I guess the lesson I have learned here is that I should have just brought my 25 year old bike (Schwinn “Le Tour”, hey it was classy for the time and my age) with me. I probably would have ended up paying some duty on it.


More paying an extra baggage fee for it.

Ask around the smaller shops if they can help. Sometimes it’s just pure luck on whether they seem to have one in stock or if they want to help you or not.

Just go in glass half empty. This way, when they actually say, oh man, we do have a 60cm frame in the back, you’re 1000x more happy. ha!


Next time you’re back stateside, just pick up a good used road bike (lots of old road bikes with tall frames are available for very reasonable prices) and bring it back on the plane with you. I recently picked up an early 90s road bike with a light, springy cromoly frame in very good condition for 70 bucks.


I guess U-bikes with the seat all the way up messes with your knees real bad. I ride an M/L Giant bike and I can’t handle the U-bikes more than about a kilometer. I can’t believe things are so hard for you re finding a large bike. There seem to be plenty of people taller than me out there riding. Maybe ask on a forum?

I just realized this is a closed group. PM me your email address and I can add you. Everything is in Chinese in the group.

Edit: By the way, that’s a fb group related to used bikes and accessories. I see lots of great bikes for sale there and I’m sure you would get some kind of response if you posted there. Very active group.


Given that I’m nudging 200cm, I often find it hard to get a bike big enough without resorting to custom made frames. In light of this, I’ve put together this list of road and cyclocross bikes for tall people to make finding your next bike easier.

But first, let’s take a look at a few things you’ll want to consider before buying your bike.

Bike Fitting
I recommend getting a professional bike fit before buying a bike. Here’s my experience. At a cost of $100-300, a two or three hour consultation will have you set up perfectly on a stationary bike.

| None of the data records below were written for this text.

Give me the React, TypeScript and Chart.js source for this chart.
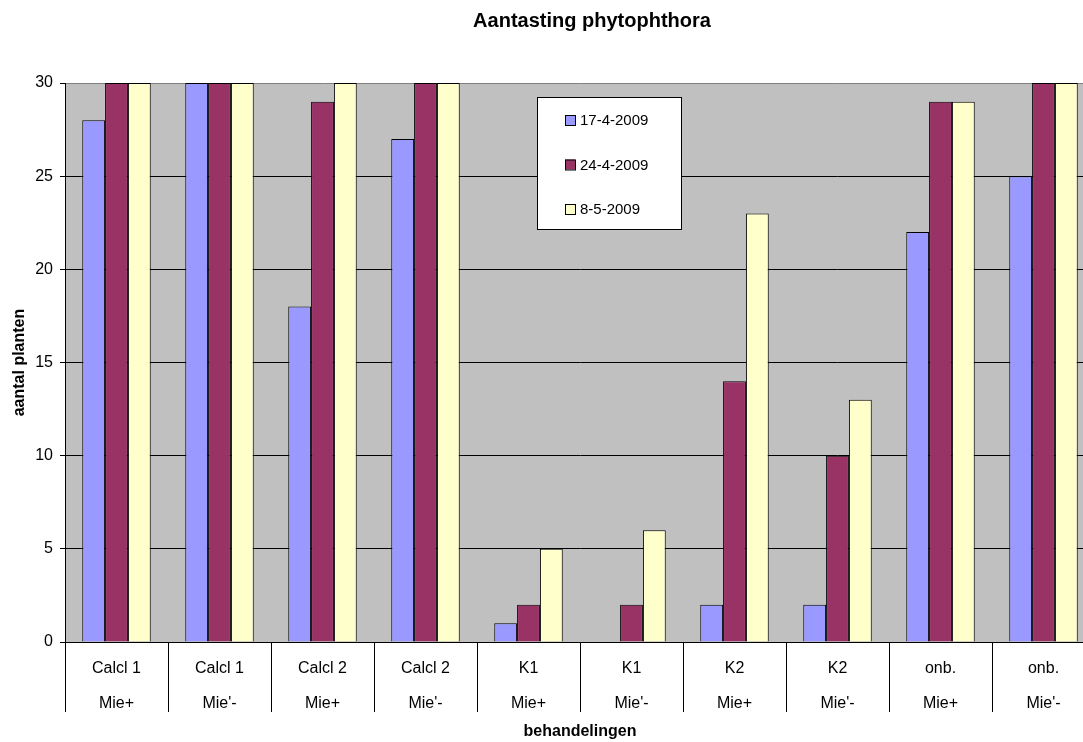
import React, { useEffect, useRef } from "react";
import { Chart, registerables } from "chart.js";

Chart.register(...registerables);

const categories: string[][] = [
  ["Calcl 1", "Mie+"],
  ["Calcl 1", "Mie'-"],
  ["Calcl 2", "Mie+"],
  ["Calcl 2", "Mie'-"],
  ["K1", "Mie+"],
  ["K1", "Mie'-"],
  ["K2", "Mie+"],
  ["K2", "Mie'-"],
  ["onb.", "Mie+"],
  ["onb.", "Mie'-"],
];
const seriesNames = ["17-4-2009", "24-4-2009", "8-5-2009"];
const s1 = [28, 30, 18, 27, 1, 0, 2, 2, 22, 25];
const s2 = [30, 30, 29, 30, 2, 2, 14, 10, 29, 30];
const s3 = [30, 30, 30, 30, 5, 6, 23, 13, 29, 30];
const colors = ["#9999FF", "#993366", "#FFFFCC"];
const yTicks = [0, 5, 10, 15, 20, 25, 30];

const FONT = "'Liberation Sans', Arial, sans-serif";

const bgPlugin = {
  id: "plotBg",
  beforeDraw(chart: any) {
    const { ctx, chartArea } = chart;
    ctx.save();
    ctx.fillStyle = "#C0C0C0";
    ctx.fillRect(chartArea.left, chartArea.top, chartArea.right - chartArea.left, chartArea.bottom - chartArea.top);
    ctx.restore();
  },
};

const legendPlugin = {
  id: "boxLegend",
  afterDraw(chart: any) {
    const { ctx, chartArea } = chart;
    const x = chartArea.left + 472;
    const y = chartArea.top + 14;
    const w = 144;
    const h = 132;
    ctx.save();
    ctx.fillStyle = "#FFFFFF";
    ctx.fillRect(x, y, w, h);
    ctx.strokeStyle = "#000000";
    ctx.lineWidth = 1;
    ctx.strokeRect(x + 0.5, y + 0.5, w, h);
    ctx.font = `15px ${FONT}`;
    ctx.textBaseline = "middle";
    chart.data.datasets.forEach((ds: any, i: number) => {
      const cy = y + 23 + i * 44.5;
      ctx.fillStyle = ds.backgroundColor;
      ctx.fillRect(x + 28, cy - 5, 10, 10);
      ctx.strokeStyle = "#000";
      ctx.strokeRect(x + 28.5, cy - 4.5, 10, 10);
      ctx.fillStyle = "#000";
      ctx.textAlign = "left";
      ctx.fillText(ds.label, x + 43, cy + 1);
    });
    ctx.restore();
  },
};

export default function App() {
  const ref = useRef<HTMLCanvasElement | null>(null);
  useEffect(() => {
    if (!ref.current) return;
    const data = [s1, s2, s3];
    const chart = new Chart(ref.current, {
      type: "bar",
      data: {
        labels: categories,
        datasets: seriesNames.map((name, i) => ({
          label: name,
          data: data[i],
          backgroundColor: colors[i],
          borderColor: "#000000",
          borderWidth: 1,
          barPercentage: 1,
          categoryPercentage: 0.665,
        })),
      },
      options: {
        responsive: false,
        animation: false,
        layout: { padding: 0 },
        plugins: {
          legend: { display: false },
          tooltip: { enabled: false },
          title: {
            display: true,
            text: "Aantasting phytophthora",
            color: "#000",
            font: { family: FONT, size: 20, weight: "bold" },
            padding: { top: 9, bottom: 50 },
          },
        },
        scales: {
          x: {
            offset: true,
            grid: {
              offset: true,
              drawOnChartArea: false,
              drawTicks: true,
              tickLength: 70,
              color: "#000000",
            },
            border: { color: "#000000", width: 1 },
            ticks: {
              color: "#000",
              font: { family: FONT, size: 16, lineHeight: 2.19 },
              padding: -61,
              maxRotation: 0,
              autoSkip: false,
            },
            title: {
              display: true,
              text: "behandelingen",
              color: "#000",
              font: { family: FONT, size: 16, weight: "bold" },
              padding: { top: 0, bottom: 1 },
            },
            afterFit: (s: any) => {
              s.height = 100;
            },
          },
          y: {
            min: 0,
            max: 30,
            afterBuildTicks: (s: any) => {
              s.ticks = yTicks.map((v) => ({ value: v }));
            },
            grid: {
              color: (c: any) => (c.tick && c.tick.value === 30 ? "#808080" : "#000000"),
              tickLength: 5,
              tickColor: "#000000",
            },
            border: { color: "#000000", width: 1 },
            ticks: {
              color: "#000",
              font: { family: FONT, size: 16 },
              padding: 7,
            },
            title: {
              display: true,
              text: "aantal planten",
              color: "#000",
              font: { family: FONT, size: 16, weight: "bold" },
              padding: { top: 10, bottom: 0 },
            },
            afterFit: (s: any) => {
              s.width = 65;
            },
          },
          spacer: {
            type: "linear",
            position: "right",
            display: true,
            min: 0,
            max: 30,
            grid: { display: false, drawOnChartArea: false },
            border: { display: false },
            ticks: { display: false },
            afterFit: (s: any) => {
              s.width = 89;
            },
          },
        },
      },
      plugins: [bgPlugin, legendPlugin],
    });
    return () => chart.destroy();
  }, []);
  return (
    <div style={{ position: "fixed", left: 0, top: 0, width: 1083, height: 742, overflow: "hidden", background: "#fff" }}>
      <canvas ref={ref} width={1184} height={742} style={{ display: "block" }} />
    </div>
  );
}
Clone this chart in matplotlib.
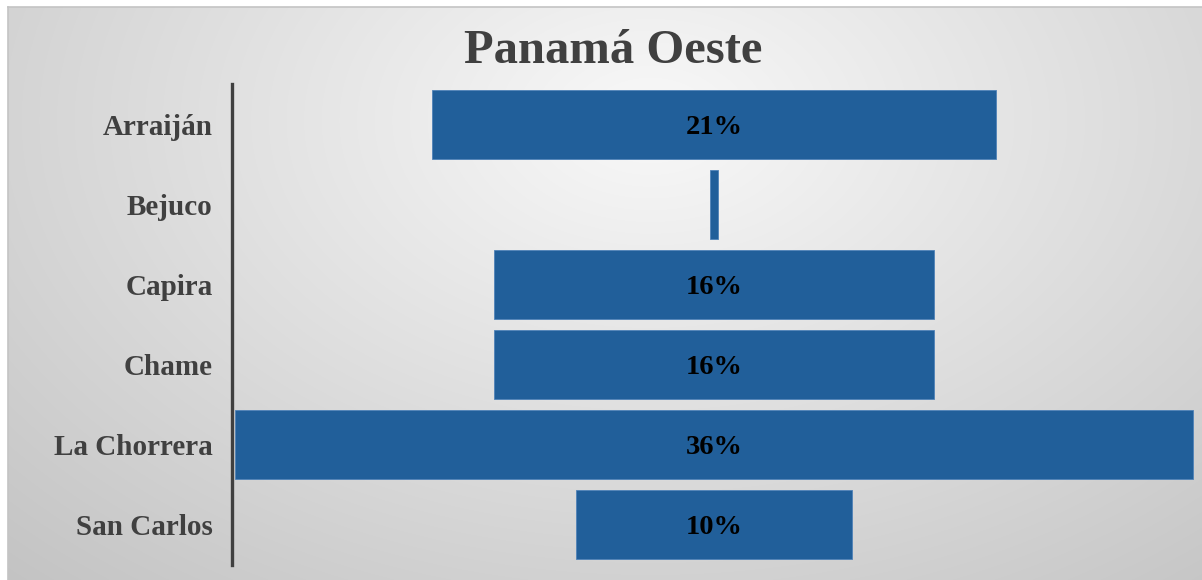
import numpy as np
import matplotlib.pyplot as plt

# Datos del embudo (porcentaje por distrito)
distritos = ['Arraiján', 'Bejuco', 'Capira', 'Chame', 'La Chorrera', 'San Carlos']
porcentajes = [21.2, 0.3, 16.5, 16.5, 36.0, 10.4]
etiquetas = ['21%', '', '16%', '16%', '36%', '10%']

plt.rcParams['font.family'] = ['Liberation Serif', 'DejaVu Serif']

fig = plt.figure(figsize=(12.02, 5.8), dpi=100)
fig.patch.set_facecolor('white')

# Fondo con degradado radial (blanco arriba al centro, gris en los bordes)
ax_bg = fig.add_axes([8 / 1202, 0, 1194 / 1202, 573 / 580])
h, w = 573, 1194
yy, xx = np.mgrid[0:h, 0:w]
d = np.sqrt(((xx - 642) / 900.0) ** 2 + ((yy - 113) / 600.0) ** 2)
tono = np.clip(0.975 - 0.2 * d, 0, 1)
ax_bg.imshow(np.dstack([tono, tono, tono]), aspect='auto', interpolation='bilinear')
ax_bg.set_xticks([])
ax_bg.set_yticks([])
for lado in ['right', 'bottom']:
    ax_bg.spines[lado].set_visible(False)
for lado in ['top', 'left']:
    ax_bg.spines[lado].set_color('#c4c4c4')
    ax_bg.spines[lado].set_linewidth(1.2)

# Grafico de embudo: barras centradas
ax = fig.add_axes([232 / 1202, 15 / 580, 964 / 1202, 481 / 580])
ax.patch.set_alpha(0)
y = np.arange(len(distritos))
vals = np.array(porcentajes)
ax.barh(y, vals, left=-vals / 2, height=0.86, color='#215F9A',
        edgecolor='#4f82b8', linewidth=0.6)

for yi, txt in zip(y, etiquetas):
    if txt:
        ax.text(0, yi, txt, ha='center', va='center_baseline', fontsize=20.5,
                fontweight='bold', color='black')

mitad = vals.max() / 2 * 964 / 958
ax.set_xlim(-mitad, mitad)
ax.set_ylim(len(distritos) - 0.5, -0.5)
ax.set_yticks(y)
ax.set_yticklabels(distritos, fontsize=21, fontweight='bold', color='#404040')
ax.tick_params(axis='y', length=0, pad=14)
ax.set_xticks([])
for lado in ['top', 'right', 'bottom']:
    ax.spines[lado].set_visible(False)
ax.spines['left'].set_color('#404040')
ax.spines['left'].set_linewidth(2.4)

fig.text(613 / 1202, 1 - 51 / 580, 'Panamá Oeste', ha='center', va='center',
         fontsize=35, fontweight='bold', color='#404040')

fig.savefig('out.png', dpi=100)
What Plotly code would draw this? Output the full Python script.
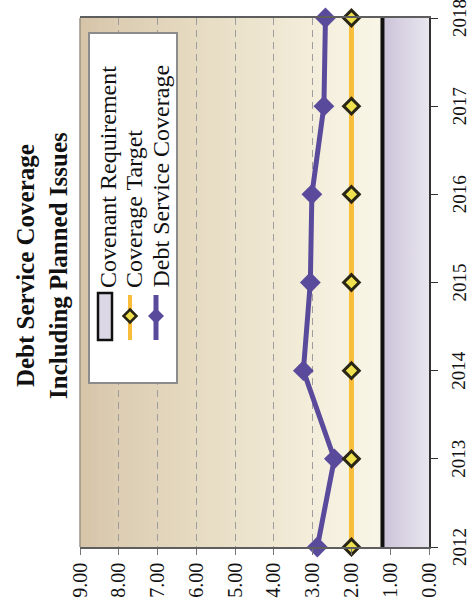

The bike fitter will ask you questions like, what type of riding you do, how often you do it, and what your goals are.

The measurements that come out of your fit will allow you to be comfortable on your new bike, and provided you have stack/reach data, you’ll be able to use this resource to find your next bike!

Stack and Reach
Although you will find bikes with what manufacturers tout as large sizes, not all bikes measure up. Just take a look below, some “68cm” frames can actually be shorter than other “58cm” frames!

Stack and reach are the two measurements I use to compare bikes on an even playing field. They have their limitations, but are the best tool we have to compare frame sizing from various sources.

If your inseam is over 90cm (35″), you’re going to need to take a close look at the stack figures. With such a high seatpost, you’ll most likely need a tall front end to match.


I’m all for spending the dough on getting a bike fit and I understand where you’re going and saying, maaaaybe OP fits on a different sized frame than his previous bikes. But it would be an epic waste of money if he got a fit, but had no bike to fit onto, right?

Or are you telling OP to get a fit to see if he can actually fit on a smaller sized frame?

I think Friday Bike Fit does that stationary bike fit you’re talking about. I hear reaaally good things about him, but he’s pretty damn expensive. In Taipei the other options are the Specialized system and (I think it’s called) Guru system bike fit. To my understanding, there’s two kinds where you get adjusted to the bike and the bike get adjusted to you. Both are needed to optimize your fit on your bike.


This is the most sensible post in this thread…


To back this up a little I am exactly 200cm and went for the custom fit, first at Giant where I was sold something too small and then a year later a Retul bike fit at little Tree Bike in Taichung. Sadly I found there really wasn’t anything suitable for my demensions here and I would need to import so went for a 3xl frame from Canyon and have been enjoying it. Don’t get something too small and hurt your knees like I did riding on a bad fit for a year.